Oscar Wilde said “audiences were to expect something exquisitely trivial, a delicious bubble of fancy, which had a philosophy and that was that we should treat the trivial things of life very seriously and the serious things of life with sincere and studied triviality.”
The Importance of Being Earnest is the wittiest play in the English language. The premiere in 1895 was a great triumph. The plot is slight. The real charm lies in the dialogue. A great deal of nonsense is spoken with deadpan seriousness. As Wilde knew well, “In matters of grave importance, style not sincerity is the vital thing.”
There isn’t a topic he doesn’t touch: social etiquette, politics, food, music, servants, celibacy, romantic love, proposals, marriage, parenthood, unmarried mothers, abandoned babies, the three-volume novel, girls’ diaries, education, Germans, Australians, baptism, death, mourning, even burial in Paris and, of course, scandal.

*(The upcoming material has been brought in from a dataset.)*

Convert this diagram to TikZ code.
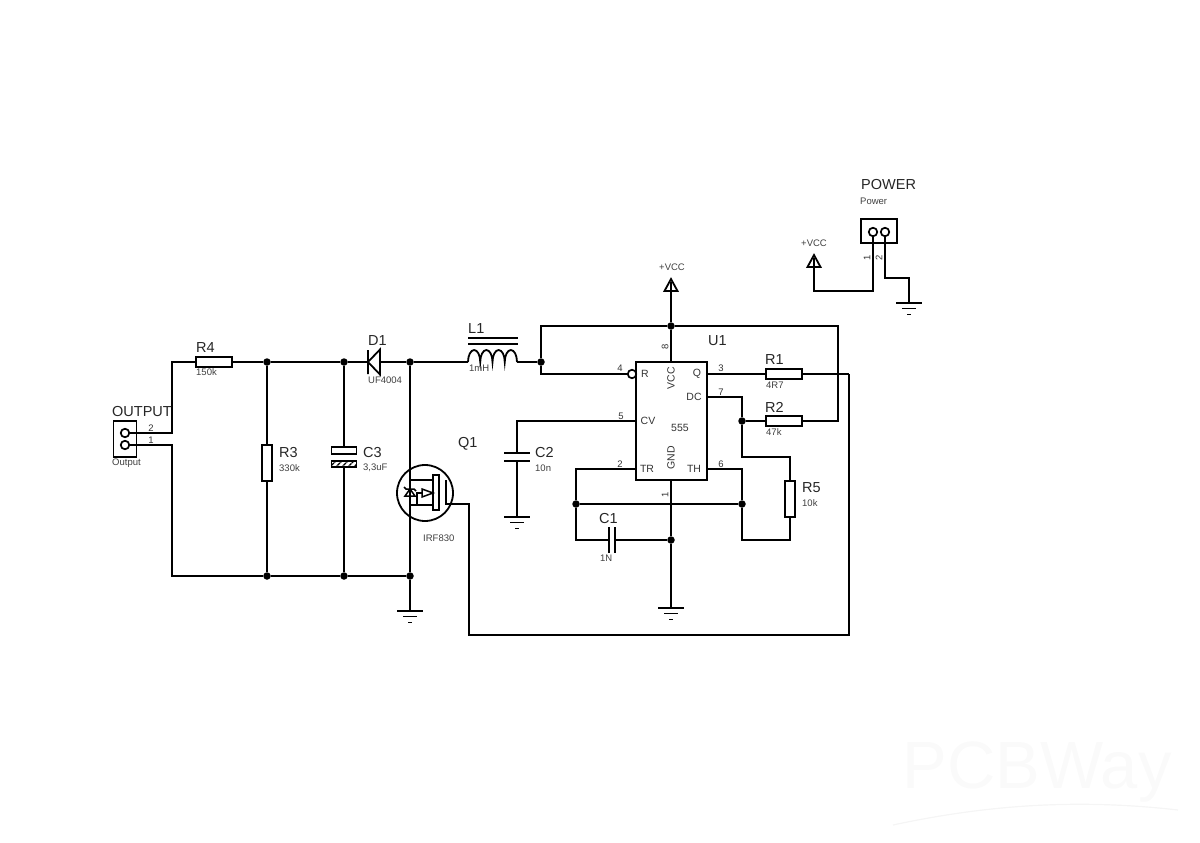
\documentclass[tikz,border=0pt]{standalone}
\usepackage{fontspec}
\setmainfont{Liberation Sans}
\usetikzlibrary{patterns.meta}
\tikzset{
    wire/.style={draw,line width=1.8pt},
    res/.style={draw,line width=1.8pt,fill=white,inner sep=0pt,minimum width=36pt,minimum height=10pt},
    resv/.style={draw,line width=1.8pt,fill=white,inner sep=0pt,minimum width=10pt,minimum height=36pt},
    dot/.style={circle,fill=black,inner sep=0pt,minimum size=7.5pt},
    pin/.style={circle,draw,line width=1.7pt,fill=white,inner sep=0pt,minimum size=8.5pt},
    big/.style={anchor=west,inner sep=0pt,font=\fontsize{14.5}{15}\selectfont,text=black!85},
    small/.style={anchor=west,inner sep=0pt,font=\fontsize{9.5}{10}\selectfont,text=black!75},
    num/.style={inner sep=0pt,font=\fontsize{9.5}{10}\selectfont,text=black!80},
    chip/.style={inner sep=0pt,font=\fontsize{10.5}{11}\selectfont,text=black!80},
}
\newcommand{\gndsym}[1]{%
    \draw [wire] (#1) +(-13,0) -- +(13,0) +(-7,5.5) -- +(7,5.5) +(-2,11.5) -- +(2,11.5);}
\newcommand{\vccsym}[1]{%
    \draw [wire,line join=miter] (#1) +(-6.5,0) -- +(0,-12) -- +(6.5,0) -- cycle (#1) -- +(0,-9);}
\begin{document}
\begin{tikzpicture}[x=1pt,y=-1pt]
\useasboundingbox (0,0) rectangle (1200,843);
% watermark
\path (1037,772) node [inner sep=0pt,font=\fontsize{67}{67}\selectfont,text=black!2] (mark) {PCBWay};
\draw [black!4,line width=1.2pt] (893,825) .. controls (1000,802) and (1090,800) .. (1178,810);
% output side
\path
    (125,439) node [draw,line width=1.8pt,minimum width=23pt,minimum height=36pt,inner sep=0pt] (outbox) {}
    (125,433) node [pin] (out2) {}
    (125,445) node [pin] (out1) {}
    (214,362) node [res] (r4) {}
    (267,463) node [resv] (r3) {}
    (267,362) node [dot] (j1) {}
    (344,362) node [dot] (j2) {}
    (267,576) node [dot] (j3) {}
    (344,576) node [dot] (j4) {}
    (410,362) node [dot] (j5) {}
    (410,576) node [dot] (j6) {}
    (344,450.5) node [draw,line width=1.8pt,fill=white,inner sep=0pt,minimum width=25pt,minimum height=7pt] (c3top) {}
    (344,464) node [draw,line width=1.8pt,inner sep=0pt,minimum width=25pt,minimum height=6pt,
        pattern={Lines[angle=45,distance=4pt,line width=1.5pt]}] (c3bot) {}
    (172,433) coordinate (a1)
    (172,362) coordinate (a2)
    (172,445) coordinate (a3)
    (172,576) coordinate (a4);
\draw [wire] (out2) -- (a1) -- (a2) -- (r4);
\draw [wire] (out1) -- (a3) -- (a4) -- (j3);
\draw [wire] (r4) -- (j1);
\draw [wire] (j1) -- (j2);
\draw [wire] (j1) -- (r3);
\draw [wire] (r3) -- (j3);
\draw [wire] (j2) -- (c3top);
\draw [wire] (c3bot) -- (j4);
\draw [wire] (j3) -- (j4);
\draw [wire] (j4) -- (j6);
% diode
\path
    (368,362) coordinate (dk)
    (380,362) coordinate (da);
\draw [wire] (j2) -- (dk);
\draw [wire] (da) -- (j5);
\draw [wire,line join=miter] (dk) +(0,-12) -- +(0,12) (da) +(0,-12.5) -- +(0,12.5) -- (dk) -- cycle;
% mosfet
\path
    (425,493) node [circle,draw,line width=1.8pt,inner sep=0pt,minimum size=56pt] (q1) {}
    (436,492.5) node [draw,line width=1.8pt,fill=white,inner sep=0pt,minimum width=6pt,minimum height=35pt] (qch) {}
    (410,480) coordinate (qd)
    (410,505) coordinate (qs)
    (433,480) coordinate (qd2)
    (433,505) coordinate (qs2)
    (446,480) coordinate (qg1)
    (446,504) coordinate (qg2)
    (469,504) coordinate (b1)
    (469,635) coordinate (b2)
    (849,635) coordinate (b3)
    (849,374) coordinate (b4)
    (410,611) coordinate (gnd1);
\draw [wire] (j5) -- (j6);
\draw [wire] (j6) -- (gnd1);
\gndsym{gnd1}
\draw [wire] (qd) -- (qd2);
\draw [wire] (qs) -- (qs2);
\draw [wire] (qg1) -- (qg2) -- (b1) -- (b2) -- (b3) -- (b4);
\draw [line width=1.5pt,line join=miter] (422,489) -- (433,493) -- (422,497) -- cycle;
\draw [line width=1.5pt] (422,493) -- (417,493) -- (417,505);
\draw [line width=1.5pt,line join=miter] (404,487) -- (406,489) -- (414,489) -- (416,491)
    (410,489) -- (405,496) -- (415,496) -- cycle;
% inductor
\path
    (468,362) coordinate (l1a)
    (517,362) coordinate (l1b)
    (541,362) node [dot] (j7) {}
    (541,326) coordinate (c1)
    (541,374) coordinate (c2)
    (671,326) node [dot] (j8) {}
    (838,326) coordinate (c3)
    (838,421) coordinate (c4);
\draw [wire] (j5) -- (l1a);
\draw [wire] (l1a) arc [start angle=180,end angle=0,x radius=6.125pt,y radius=12pt]
    arc [start angle=180,end angle=0,x radius=6.125pt,y radius=12pt]
    arc [start angle=180,end angle=0,x radius=6.125pt,y radius=12pt]
    arc [start angle=180,end angle=0,x radius=6.125pt,y radius=12pt];
\draw [wire] (l1b) -- (j7);
\draw [wire] (468,338) -- (518,338) (468,344) -- (518,344);
% timer
\path
    (671.5,421) node [draw,line width=1.8pt,inner sep=0pt,minimum width=71pt,minimum height=118pt] (u1) {}
    (632,374) node [pin] (pr) {}
    (636,421) coordinate (pcv)
    (636,469) coordinate (ptr)
    (707,374) coordinate (pq)
    (707,397) coordinate (pdc)
    (707,469) coordinate (pth)
    (671,362) coordinate (pvcc)
    (671,480) coordinate (pgnd)
    (671,291) coordinate (vcc1)
    (671,608) coordinate (gnd2)
    (784,374) node [res] (r1) {}
    (784,421) node [res] (r2) {}
    (790,499) node [resv] (r5) {}
    (742,421) node [dot] (j9) {}
    (742,504) node [dot] (j10) {}
    (576,504) node [dot] (j11) {}
    (671,540) node [dot] (j12) {}
    (742,397) coordinate (d1)
    (742,457) coordinate (d2)
    (790,457) coordinate (d3)
    (790,540) coordinate (d4)
    (742,540) coordinate (d5)
    (742,469) coordinate (d6)
    (576,469) coordinate (e1)
    (576,540) coordinate (e2)
    (609,540) coordinate (c1a)
    (615,540) coordinate (c1b)
    (517,421) coordinate (f1)
    (517,453) coordinate (c2a)
    (517,461) coordinate (c2b)
    (517,517) coordinate (gnd3);
\draw [wire] (j7) -- (c1) -- (j8);
\draw [wire] (j8) -- (c3) -- (c4) -- (r2);
\draw [wire] (j7) -- (c2) -- (pr);
\draw [wire] (vcc1) -- (j8);
\draw [wire] (j8) -- (pvcc);
\vccsym{vcc1}
\draw [wire] (pq) -- (r1);
\draw [wire] (r1) -- (b4);
\draw [wire] (pdc) -- (d1) -- (j9);
\draw [wire] (j9) -- (r2);
\draw [wire] (j9) -- (d2) -- (d3) -- (r5);
\draw [wire] (r5) -- (d4) -- (d5) -- (j10);
\draw [wire] (j10) -- (d6) -- (pth);
\draw [wire] (j11) -- (j10);
\draw [wire] (ptr) -- (e1) -- (j11);
\draw [wire] (j11) -- (e2) -- (c1a);
\draw [wire] (c1b) -- (j12);
\draw [wire] (c1a) +(0,-13) -- +(0,13) (c1b) +(0,-13) -- +(0,13);
\draw [wire] (pgnd) -- (j12);
\draw [wire] (j12) -- (gnd2);
\gndsym{gnd2}
\draw [wire] (pcv) -- (f1) -- (c2a);
\draw [wire] (c2a) +(-13,0) -- +(13,0) (c2b) +(-13,0) -- +(13,0);
\draw [wire] (c2b) -- (gnd3);
\gndsym{gnd3}
% power connector
\path
    (879,231) node [draw,line width=1.8pt,inner sep=0pt,minimum width=36pt,minimum height=24pt] (pwrbox) {}
    (873,232) node [pin] (pw1) {}
    (885,232) node [pin] (pw2) {}
    (873,291) coordinate (g1)
    (814,291) coordinate (g2)
    (814,267) coordinate (vcc2)
    (885,278) coordinate (h1)
    (909,278) coordinate (h2)
    (909,303) coordinate (gnd4);
\draw [wire] (pw1) -- (g1) -- (g2) -- (vcc2);
\vccsym{vcc2}
\draw [wire] (pw2) -- (h1) -- (h2) -- (gnd4);
\gndsym{gnd4}
% labels
\path
    (112,412) node [big] (lout) {OUTPUT}
    (112,463) node [small] (lout2) {Output}
    (151,428) node [num] (n1) {2}
    (151,440) node [num] (n2) {1}
    (196,348) node [big] (lr4) {R4}
    (196,372) node [small] (vr4) {150k}
    (279,453) node [big] (lr3) {R3}
    (279,468) node [small] (vr3) {330k}
    (363,453) node [big] (lc3) {C3}
    (363,468) node [small] (vc3) {3,3uF}
    (368,341) node [big] (ld1) {D1}
    (368,380) node [small] (vd1) {UF4004}
    (468,329) node [big] (ll1) {L1}
    (469,368) node [small] (vl1) {1mH}
    (458,444) node [big] (lq1) {Q1}
    (423,538) node [small] (vq1) {IRF830}
    (535,453) node [big] (lc2) {C2}
    (535,468) node [small] (vc2) {10n}
    (708,341) node [big] (lu1) {U1}
    (599,519) node [big] (lc1) {C1}
    (600,558) node [small] (vc1) {1N}
    (765,360) node [big] (lr1) {R1}
    (766,385) node [small] (vr1) {4R7}
    (765,407) node [big] (lr2) {R2}
    (766,432) node [small] (vr2) {47k}
    (802,488) node [big] (lr5) {R5}
    (802,503) node [small] (vr5) {10k}
    (861,185) node [big] (lpw) {POWER}
    (860,201) node [small] (lpw2) {Power}
    (659,267) node [small] (lv1) {+VCC}
    (801,243) node [small] (lv2) {+VCC}
    (645,374) node [chip] (tr) {R}
    (671,378) node [chip,rotate=90] (tvcc) {VCC}
    (697,374) node [chip] (tq) {Q}
    (694,397) node [chip] (tdc) {DC}
    (648,421) node [chip] (tcv) {CV}
    (680,428) node [chip] (t555) {555}
    (647,469) node [chip] (ttr) {TR}
    (671,458) node [chip,rotate=90] (tgnd) {GND}
    (694,469) node [chip] (tth) {TH}
    (620,368) node [num] (p4) {4}
    (665,347) node [num,rotate=90] (p8) {8}
    (721,368) node [num] (p3) {3}
    (721,392) node [num] (p7) {7}
    (621,416) node [num] (p5) {5}
    (620,464) node [num] (p2) {2}
    (721,464) node [num] (p6) {6}
    (665,495) node [num,rotate=90] (p1) {1}
    (867,258) node [num,rotate=90] (pp1) {1}
    (879,258) node [num,rotate=90] (pp2) {2};
\end{tikzpicture}
\end{document}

The lead characters, Algernon Moncrief and Jack Worthing, lead double lives, just like Oscar and his boyfriend, Bosie Douglas, did. (Incidentally, Ernest was Victorian slang for homosexual and Cecily was a popular trade-name for rent-boys.)
Wilde wrote a sophisticated high comedy. He did not write a farce. But Max Webster’s exuberant and radical retake, first seen at the National Theatre and now completely recast, directs it for outright farce.
Too often comic business takes precedence over epigrammatic wit. The gay sub-text and coded references are decoded and given a blatant queer spin. There is too much slapstick, too much emphatic delivery of lines and too much shouting.

The women’s singles between Cecily Cardew and Gwendolen Fairfax over the tea-table, which Cecily wins, game, set and match, is marred by over-acting and then upstaged by butler Merriman’s doddery behaviour. The acting is too broad and vulgar. Gwendolen spews tea all over Cecily’s face. Meanwhile, Cecily in a later scene actually vomits.
Olly Alexander’s conceited diminutive Algernon is a very cute and very camp dandy, totally original and quite unlike any other Algernon. Nathan Stewart-Jarret’s Jack is original, too. Both men handle the humorous dialogue much better than the women do.
The actors playing Canon Chasuble and Miss Prism bring absolutely nothing to their roles. Fortunately, Stephen Fry, who played Wilde on film in 1997, is playing Lady Bracknell. (It is not the first time she has been played by a male actor.)
Fry commands the stage with his tall presence and perfect diction. His performance is without caricature and absolutely faithful to Wilde. Lady Bracknell’s interview of Jack Worthing is the high spot of the evening.